Wednesday 8 February 2017

In Mara's Case

Welcome to the shadowy and not-so-shadowy space behind Sally's books. If you're not familiar with this blog, scroll down to see what it's all about.

 In Mara's Case (Post 39)

In Mara's Case (1989) was my first romance novel. During the 1970s and '80s, publishing in Australia was undergoing an opening-up experimental stage. Genres previously not published much, if at all, were suddenly available to local writers, but with an Australian spin. The brief in this case was for popular fiction/genre; that is, not quite category romance or murder mystery etc, but a kind of combination that would appeal to the pure genre reader but also to those with a taste for more mainstream realism.

I pitched at least two storylines for this series, one a historical romance set during WW1 and the other a contemporary romance with mainstream leanings. Both were commissioned. I think I wrote the contemporary one first. I pitched it as The Leopard and her Spots, but it was eventually published as In Mara's Case.

Mara Payne is a romantic novelist in her late twenties. Her own life is anything but romantic, because she's the quiet withdrawn one in a family of flamboyant cousins. She doesn't get on well with her critical mother, and stays as much as possible on the outskirts of the family dramas. Mara's life gets complicated when her alter ego, Tarryn Ashe, is invited as a last-minute replacement for a speaker at a writers' convention. She packs her suitcase, an old family one, and is about to leave when her cousin, the fashionista Trina, turns up with a case of old clothes which she is kindly donating to her cousin. Naturally, Mara ends up at the convention with the wrong case, and having spilled something on her ordinary clothes, is forced to appear in the peculiar garments that belong to Trina. To her astonishment, changing her plumage makes people treat her differently, and she finds Tarryn Ashe, her flirtatious alter ego, coming to life on the other side of the microphone.
After a brief romance with a fellow writer, who is much taken with Tarryn, Mara bolts for home. 
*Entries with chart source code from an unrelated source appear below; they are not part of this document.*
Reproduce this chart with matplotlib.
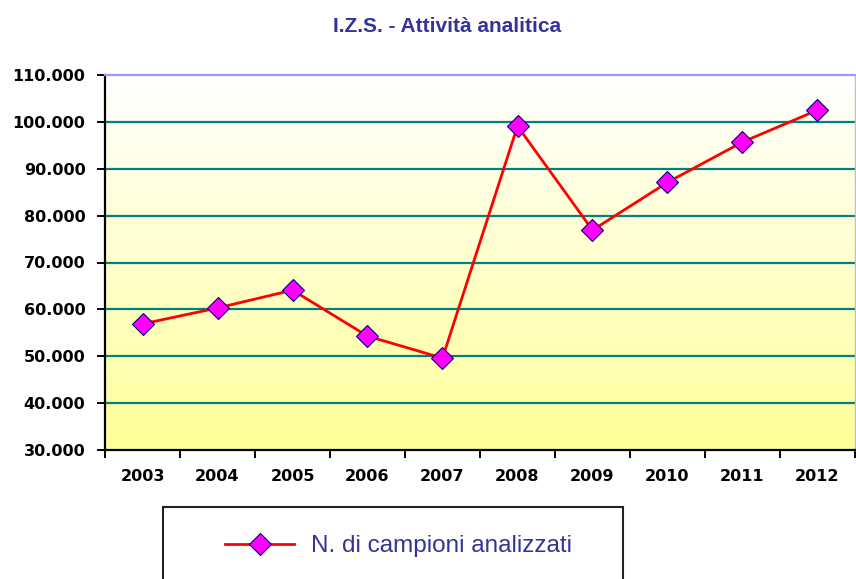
import numpy as np
import matplotlib
matplotlib.use("Agg")
import matplotlib.pyplot as plt
from matplotlib.patches import Rectangle
from matplotlib.colors import LinearSegmentedColormap
from matplotlib.ticker import FuncFormatter, FixedLocator

years = ["2003", "2004", "2005", "2006", "2007", "2008", "2009", "2010", "2011", "2012"]
campioni = [56900, 60300, 64100, 54300, 49600, 99100, 76900, 87100, 95700, 102500]
title = "I.Z.S. - Attività analitica"
series_label = "N. di campioni analizzati"

fig = plt.figure(figsize=(8.56, 5.79), dpi=100)
ax = fig.add_axes([105 / 856, 1 - 450 / 579, 750 / 856, 375 / 579])

x = np.arange(len(years))
ymin, ymax = 30000, 110000

# gradient background: pale yellow at the bottom fading to white at the top
grad = np.linspace(1, 0, 256).reshape(-1, 1)
cmap = LinearSegmentedColormap.from_list("bg", ["#FFFFFF", "#FFFF99"])
ax.imshow(grad, cmap=cmap, aspect="auto", extent=(-0.5, len(years) - 0.5, ymin, ymax),
          origin="lower", zorder=0)
ax.set_xlim(-0.5, len(years) - 0.5)
ax.set_ylim(ymin, ymax)

yticks = np.arange(ymin, ymax + 1, 10000)
for yv in yticks[1:-1]:
    ax.axhline(yv, color="#008080", lw=1.6, zorder=1)

ax.plot(x, campioni, color="#FF0000", lw=2.0, marker="D", markersize=11,
        markerfacecolor="#FF00FF", markeredgecolor="#000080", markeredgewidth=0.8,
        zorder=3, label=series_label)

ax.spines["top"].set_color("#9999FF")
ax.spines["top"].set_linewidth(1.6)
ax.spines["right"].set_color("#C0C0C0")
ax.spines["right"].set_linewidth(1.0)
ax.spines["left"].set_color("black")
ax.spines["left"].set_linewidth(1.6)
ax.spines["bottom"].set_color("black")
ax.spines["bottom"].set_linewidth(1.6)

ax.set_yticks(yticks)
ax.yaxis.set_major_formatter(FuncFormatter(lambda v, p: f"{int(v):,}".replace(",", ".")))
ax.tick_params(axis="y", direction="out", length=6, width=1.4, pad=8, labelsize=11.5)

ax.set_xticks(x)
ax.set_xticklabels(years)
ax.xaxis.set_minor_locator(FixedLocator(np.arange(-0.5, len(years), 1.0)))
ax.tick_params(axis="x", which="major", length=0, pad=14, labelsize=11.5)
ax.tick_params(axis="x", which="minor", direction="out", length=6, width=1.4)

for lbl in ax.get_xticklabels() + ax.get_yticklabels():
    lbl.set_fontfamily("DejaVu Sans")
    lbl.set_fontweight("bold")
    lbl.set_color("black")

fig.text(447 / 856, 1 - 27 / 579, title, ha="center", va="center",
         fontsize=15, fontweight="bold", color="#333399", family="Liberation Sans")

# legend box running off the bottom edge
box = Rectangle((163 / 856, -0.05), 460 / 856, 0.05 + 1 - 507 / 579,
                transform=fig.transFigure, fill=False, edgecolor="#222222", lw=1.5,
                clip_on=False)
fig.patches.append(box)

leg = fig.legend(loc="center left", bbox_to_anchor=(225 / 856, 1 - 546 / 579),
                 frameon=False, handlelength=2.85, handletextpad=0.7, borderaxespad=0,
                 borderpad=0, prop={"family": "Liberation Sans", "size": 17.5})
for t in leg.get_texts():
    t.set_color("#333399")

fig.savefig("out.png", dpi=100)
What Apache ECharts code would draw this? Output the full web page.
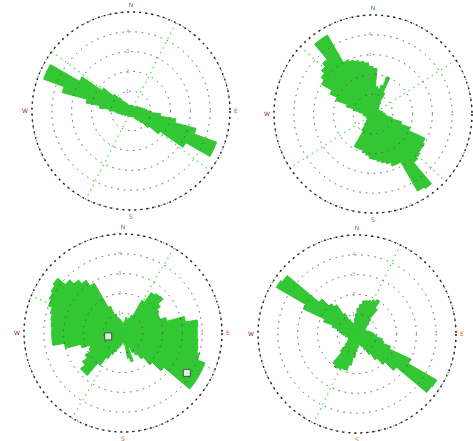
<!DOCTYPE html>
<html>
<head>
<meta charset="utf-8">
<script src="https://cdn.jsdelivr.net/npm/echarts@6/dist/echarts.min.js"></script>
<style>
  html, body { margin: 0; padding: 0; background: #fff; }
  #chart { width: 473px; height: 441px; }
</style>
</head>
<body>
<div id="chart"></div>
<script>
// direction bins, 5 degrees each, clockwise from north
const dirs = ['0', '5', '10', '15', '20', '25', '30', '35', '40', '45', '50', '55',
  '60', '65', '70', '75', '80', '85', '90', '95', '100', '105', '110', '115',
  '120', '125', '130', '135', '140', '145', '150', '155', '160', '165', '170', '175',
  '180', '185', '190', '195', '200', '205', '210', '215', '220', '225', '230', '235',
  '240', '245', '250', '255', '260', '265', '270', '275', '280', '285', '290', '295',
  '300', '305', '310', '315', '320', '325', '330', '335', '340', '345', '350', '355']

// petal lengths (ring units, outer ring = 5)
const rose1 = [0.2, 0.3, 0.2, 0.3, 0.2, 0.1, 0.2, 0.3, 0.2, 0.3, 0.4, 0.3,
  0.4, 0.5, 0.5, 0.6, 0.7, 0.8, 1.0, 1.5, 2.3, 3.4, 4.6, 4.6,
  3.2, 1.8, 1.2, 0.8, 0.6, 0.5, 0.4, 0.3, 0.3, 0.2, 0.2, 0.3,
  0.2, 0.3, 0.2, 0.2, 0.3, 0.1, 0.2, 0.3, 0.2, 0.3, 0.4, 0.3,
  0.4, 0.5, 0.5, 0.6, 0.7, 0.8, 1.1, 1.6, 2.3, 3.6, 4.7, 4.7,
  3.0, 1.8, 1.2, 0.9, 0.6, 0.5, 0.4, 0.3, 0.3, 0.2, 0.3, 0.2]
const rose2 = [2.3, 1.4, 1.3, 1.5, 2.0, 1.2, 0.7, 0.5, 0.4, 0.4, 0.3, 0.3,
  0.4, 0.3, 0.4, 0.5, 0.5, 0.6, 0.6, 0.7, 1.0, 1.5, 2.0, 2.9,
  3.0, 3.0, 3.1, 3.2, 4.6, 4.5, 2.8, 2.8, 2.6, 2.5, 2.4, 2.3,
  2.25, 2.1, 2.0, 1.9, 1.9, 1.9, 1.0, 0.7, 0.5, 0.4, 0.3, 0.4,
  0.3, 0.3, 0.4, 0.4, 0.5, 0.5, 0.5, 0.7, 1.0, 1.4, 2.0, 2.4,
  3.0, 3.2, 3.4, 3.6, 4.6, 4.6, 3.0, 2.9, 2.8, 2.7, 2.6, 2.4]
const rose3 = [0.5, 0.6, 0.8, 0.7, 0.8, 1.0, 1.9, 2.5, 2.6, 2.65, 2.3, 2.1,
  2.0, 2.0, 2.3, 3.2, 3.8, 3.75, 3.75, 3.8, 3.85, 4.0, 4.4, 4.4,
  4.4, 4.4, 2.7, 2.1, 1.6, 1.3, 1.1, 0.8, 1.5, 1.3, 0.6, 0.5,
  0.5, 0.6, 0.7, 0.8, 1.0, 1.2, 1.5, 2.0, 2.8, 2.8, 2.5, 2.2,
  1.9, 1.8, 2.2, 3.0, 3.6, 3.6, 3.6, 3.65, 3.7, 3.8, 4.0, 4.1,
  4.2, 4.3, 3.8, 3.5, 3.25, 2.9, 1.5, 1.0, 0.8, 0.7, 0.6, 0.5]
const rose4 = [1.3, 1.5, 1.7, 1.75, 1.8, 1.9, 2.0, 1.6, 1.0, 0.8, 0.6, 0.5,
  0.5, 0.4, 0.5, 0.6, 0.7, 0.8, 0.9, 1.0, 1.3, 1.4, 1.8, 3.0,
  4.65, 4.6, 2.6, 2.0, 1.6, 1.2, 0.9, 0.7, 0.6, 0.5, 0.6, 0.7,
  0.9, 1.2, 1.6, 1.9, 1.9, 1.95, 2.0, 1.9, 1.2, 0.8, 0.6, 0.5,
  0.5, 0.4, 0.5, 0.6, 0.6, 0.7, 0.8, 0.9, 1.0, 1.3, 1.8, 3.0,
  4.7, 4.6, 2.5, 2.0, 1.8, 1.2, 0.8, 0.6, 0.5, 0.6, 0.8, 1.0]

// dotted green guide directions (degrees)
const guide1 = [27, 307]
const guide2 = [57, 313]
const guide3 = [31, 112]
const guide4 = [26]

// marked samples in the third diagram: [radius, bearing]
const marks3 = [[0.77, 257], [3.8, 122]]

const ringTicks = ['', '1', '2', '3', '4', '']
const compass = { 0: '{n|N}', 90: '{e|E}', 180: '{s|S}', 270: '{w|W}' }

const panels = [
  { center: [131, 111], rose: rose1, guides: guide1 },
  { center: [373, 114], rose: rose2, guides: guide2 },
  { center: [123, 333], rose: rose3, guides: guide3, marks: marks3 },
  { center: [357, 334], rose: rose4, guides: guide4 }
]

const R = 99
const polar = []
const angleAxis = []
const radiusAxis = []
const series = []

panels.forEach((p, k) => {
  const a = k * 2
  const b = k * 2 + 1
  polar.push({ center: p.center, radius: R })
  polar.push({ center: p.center, radius: R })

  // bars live on a category angle axis
  angleAxis.push({
    polarIndex: a,
    type: 'category',
    data: dirs,
    startAngle: 90,
    clockwise: true,
    axisLine: { show: false },
    axisTick: { show: false },
    axisLabel: { show: false },
    splitLine: { show: false }
  })
  radiusAxis.push({
    polarIndex: a,
    min: 0,
    max: 5,
    axisLine: { show: false },
    axisTick: { show: false },
    axisLabel: { show: false },
    splitLine: { show: false }
  })

  // the frame: rings and compass labels drawn on top
  angleAxis.push({
    polarIndex: b,
    type: 'value',
    min: 0,
    max: 360,
    interval: 90,
    startAngle: 90,
    clockwise: true,
    z: 5,
    axisLine: { lineStyle: { color: '#222', width: 1.4, type: [2, 4] } },
    axisTick: { show: false },
    splitLine: { show: false },
    axisLabel: {
      margin: 4,
      fontSize: 6,
      fontFamily: 'DejaVu Sans',
      formatter: v => compass[v] || '',
      rich: {
        n: { color: '#3b78c4', fontSize: 6 },
        e: { color: '#c0601a', fontSize: 6 },
        s: { color: '#c0601a', fontSize: 6 },
        w: { color: '#8a2a1a', fontSize: 6 }
      }
    }
  })
  radiusAxis.push({
    polarIndex: b,
    min: 0,
    max: 5,
    interval: 1,
    z: 5,
    axisLine: { show: false },
    axisTick: { show: false },
    axisLabel: {
      fontSize: 5,
      color: '#999',
      margin: 2,
      formatter: (v, i) => ringTicks[i] || ''
    },
    splitLine: { lineStyle: { color: '#555', width: 1, type: [1.5, 5] } }
  })

  series.push({
    type: 'bar',
    coordinateSystem: 'polar',
    polarIndex: a,
    data: p.rose,
    barCategoryGap: '0%',
    itemStyle: { color: '#33c833', borderColor: '#33c833', borderWidth: 1 },
    z: 2
  })

  p.guides.forEach(g => {
    series.push({
      type: 'line',
      coordinateSystem: 'polar',
      polarIndex: b,
      data: [[5, g], [5, g + 180]],
      symbol: 'none',
      silent: true,
      lineStyle: { color: '#4be84b', width: 1.3, type: [1.5, 4] },
      z: 1
    })
  })

  if (p.marks) {
    series.push({
      type: 'scatter',
      coordinateSystem: 'polar',
      polarIndex: b,
      data: p.marks,
      symbol: 'rect',
      symbolSize: 7,
      itemStyle: { color: '#fff', borderColor: '#333', borderWidth: 1 },
      z: 10
    })
  }
})

const chart = echarts.init(document.getElementById('chart'))
chart.setOption({
  animation: false,
  backgroundColor: '#fff',
  polar,
  angleAxis,
  radiusAxis,
  series
})
</script>
</body>
</html>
Researching her next novel finds her telephoning a dating service. One of her cousins inevitably overhears, and the next thing she knows the family is producing men. Her man from the convention tracks her down and Mara's life as she knows it is pulled down around her ears.

Although this story is very much fiction (I'd been married for years, and had children when I wrote it, and I was never as withdrawn as Mara) there are flecks of reality in it. I too have an alter ego who emerges when someone gives me a microphone. I too used to dress in unlike-me clothing when I went to writers' conventions. I too have unruly hair, although mine has the opposite problem to Mara's. The Undercovers series I invented for the book is the result of a theory I had about paperback romances and their cover art, and I have more than once had to explain myself when asking questions about atropine and such... yes, I want to know this for a BOOK. Mara's opinion of motel decor (porridge-coloured carpets and pastel prints) is very much mine, and yes, I too have been invited as a last-minute replacement speaker... on more than one occasion. 

In Mara's Case came out in the 1980s, and, although there is no direct sequel, there are two related books, one of them starring the doll-like Cousin Trina.


About the Blog

Sally is Sally Odgers; author, manuscript assessor, editor, anthologist and reader. (Sally is me, by the way, and I am lots of other things too, but these are the relevant ones for now.)

The goal for 2017 is to write a post a day profiling the background behind one of my books; how it came to be written, what it's about, and any things of note that happened along the way. If you're an author, an aspiring author, a reader or just someone who enjoys windows into worlds, you might find this fun. This preamble will be pasted to the top of each post, so feel free to skip it in future.

The books are not in any special order, but will be assigned approximate dates, and pictures, where they exist.